Problem to work on -
Write out all the lines again, precisely as they stand, but without the images.

Recorded information -
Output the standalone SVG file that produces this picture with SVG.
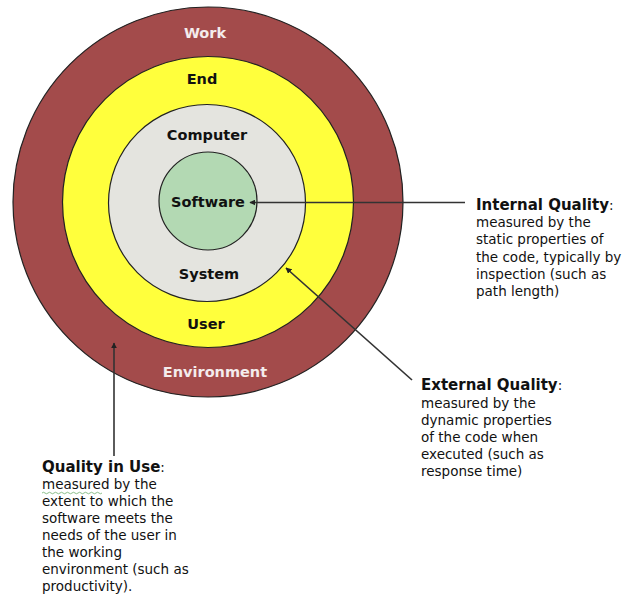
<svg xmlns="http://www.w3.org/2000/svg" width="638" height="595" viewBox="0 0 638 595">
<defs>
<style>
.ring{stroke:#222;stroke-width:1.2}
.lbl{font-family:"DejaVu Sans",Verdana,sans-serif;font-weight:bold;font-size:14.5px;text-anchor:middle}
.w{fill:#f4ecec}
.k{fill:#111}
.t{font-family:"DejaVu Sans",Verdana,sans-serif;font-size:13.5px;fill:#111}
.h{font-weight:bold;font-size:15px}
.conn{stroke:#333;stroke-width:1.6;fill:none;marker-end:url(#ah)}
</style>
<marker id="ah" viewBox="0 0 10 10" refX="9" refY="5" markerWidth="6" markerHeight="6" orient="auto" markerUnits="userSpaceOnUse">
<path d="M0,0 L10,5 L0,10 z" fill="#222"/>
</marker>
</defs>
<rect width="638" height="595" fill="#fff"/>
<g id="work">
<circle class="ring" cx="208" cy="202" r="195" fill="#a34b4b"/>
<text class="lbl w" x="205" y="38">Work</text>
<text class="lbl w" x="215" y="377">Environment</text>
</g>
<g id="end-user">
<circle class="ring" cx="208" cy="202" r="145.5" fill="#ffff3c"/>
<text class="lbl k" x="202" y="84">End</text>
<text class="lbl k" x="206" y="329">User</text>
</g>
<g id="computer-system">
<circle class="ring" cx="207" cy="203" r="98.5" fill="#e4e4df"/>
<text class="lbl k" x="207" y="140">Computer</text>
<text class="lbl k" x="209" y="279">System</text>
</g>
<g id="software">
<circle class="ring" cx="208" cy="201" r="49" fill="#b3d9b3"/>
<text class="lbl k" x="208" y="207">Software</text>
</g>
<g id="connectors">
<line class="conn" x1="465" y1="202.5" x2="250" y2="202.5"/>
<line class="conn" x1="412" y1="380" x2="286" y2="268"/>
<line class="conn" x1="114" y1="456" x2="114" y2="343"/>
</g>
<g id="internal-quality">
<text class="t" x="476" y="210"><tspan class="h">Internal Quality</tspan>:</text>
<text class="t" x="476" y="227">measured by the</text>
<text class="t" x="476" y="244">static properties of</text>
<text class="t" x="476" y="262">the code, typically by</text>
<text class="t" x="476" y="279">inspection (such as</text>
<text class="t" x="476" y="296">path length)</text>
</g>
<g id="external-quality">
<text class="t" x="421" y="390"><tspan class="h">External Quality</tspan>:</text>
<text class="t" x="421" y="408">measured by the</text>
<text class="t" x="421" y="425">dynamic properties</text>
<text class="t" x="421" y="442">of the code when</text>
<text class="t" x="421" y="459">executed (such as</text>
<text class="t" x="421" y="476">response time)</text>
</g>
<g id="quality-in-use">
<text class="t" x="42" y="472"><tspan class="h">Quality in Use</tspan>:</text>
<text class="t" x="42" y="489">measured by the</text>
<path d="M42,493 q1.5,-1.5 3,0 t3,0 t3,0 t3,0 t3,0 t3,0 t3,0 t3,0 t3,0 t3,0 t3,0 t3,0 t3,0 t3,0 t3,0 t3,0 t3,0 t3,0 t3,0 t3,0" fill="none" stroke="#6fae6f" stroke-width="0.8"/>
<text class="t" x="42" y="506">extent to which the</text>
<text class="t" x="42" y="523">software meets the</text>
<text class="t" x="42" y="540">needs of the user in</text>
<text class="t" x="42" y="557">the working</text>
<text class="t" x="42" y="574">environment (such as</text>
<text class="t" x="42" y="591">productivity).</text>
</g>
</svg>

Solution to the exercise -
Output the standalone SVG file that produces this picture with SVG.
<svg xmlns="http://www.w3.org/2000/svg" width="638" height="595" viewBox="0 0 638 595">
<defs>
<style>
.ring{stroke:#222;stroke-width:1.2}
.lbl{font-family:"DejaVu Sans",Verdana,sans-serif;font-weight:bold;font-size:14.5px;text-anchor:middle}
.w{fill:#f4ecec}
.k{fill:#111}
.t{font-family:"DejaVu Sans",Verdana,sans-serif;font-size:13.5px;fill:#111}
.h{font-weight:bold;font-size:15px}
.conn{stroke:#333;stroke-width:1.6;fill:none;marker-end:url(#ah)}
</style>
<marker id="ah" viewBox="0 0 10 10" refX="9" refY="5" markerWidth="6" markerHeight="6" orient="auto" markerUnits="userSpaceOnUse">
<path d="M0,0 L10,5 L0,10 z" fill="#222"/>
</marker>
</defs>
<rect width="638" height="595" fill="#fff"/>
<g id="work">
<circle class="ring" cx="208" cy="202" r="195" fill="#a34b4b"/>
<text class="lbl w" x="205" y="38">Work</text>
<text class="lbl w" x="215" y="377">Environment</text>
</g>
<g id="end-user">
<circle class="ring" cx="208" cy="202" r="145.5" fill="#ffff3c"/>
<text class="lbl k" x="202" y="84">End</text>
<text class="lbl k" x="206" y="329">User</text>
</g>
<g id="computer-system">
<circle class="ring" cx="207" cy="203" r="98.5" fill="#e4e4df"/>
<text class="lbl k" x="207" y="140">Computer</text>
<text class="lbl k" x="209" y="279">System</text>
</g>
<g id="software">
<circle class="ring" cx="208" cy="201" r="49" fill="#b3d9b3"/>
<text class="lbl k" x="208" y="207">Software</text>
</g>
<g id="connectors">
<line class="conn" x1="465" y1="202.5" x2="250" y2="202.5"/>
<line class="conn" x1="412" y1="380" x2="286" y2="268"/>
<line class="conn" x1="114" y1="456" x2="114" y2="343"/>
</g>
<g id="internal-quality">
<text class="t" x="476" y="210"><tspan class="h">Internal Quality</tspan>:</text>
<text class="t" x="476" y="227">measured by the</text>
<text class="t" x="476" y="244">static properties of</text>
<text class="t" x="476" y="262">the code, typically by</text>
<text class="t" x="476" y="279">inspection (such as</text>
<text class="t" x="476" y="296">path length)</text>
</g>
<g id="external-quality">
<text class="t" x="421" y="390"><tspan class="h">External Quality</tspan>:</text>
<text class="t" x="421" y="408">measured by the</text>
<text class="t" x="421" y="425">dynamic properties</text>
<text class="t" x="421" y="442">of the code when</text>
<text class="t" x="421" y="459">executed (such as</text>
<text class="t" x="421" y="476">response time)</text>
</g>
<g id="quality-in-use">
<text class="t" x="42" y="472"><tspan class="h">Quality in Use</tspan>:</text>
<text class="t" x="42" y="489">measured by the</text>
<path d="M42,493 q1.5,-1.5 3,0 t3,0 t3,0 t3,0 t3,0 t3,0 t3,0 t3,0 t3,0 t3,0 t3,0 t3,0 t3,0 t3,0 t3,0 t3,0 t3,0 t3,0 t3,0 t3,0" fill="none" stroke="#6fae6f" stroke-width="0.8"/>
<text class="t" x="42" y="506">extent to which the</text>
<text class="t" x="42" y="523">software meets the</text>
<text class="t" x="42" y="540">needs of the user in</text>
<text class="t" x="42" y="557">the working</text>
<text class="t" x="42" y="574">environment (such as</text>
<text class="t" x="42" y="591">productivity).</text>
</g>
</svg>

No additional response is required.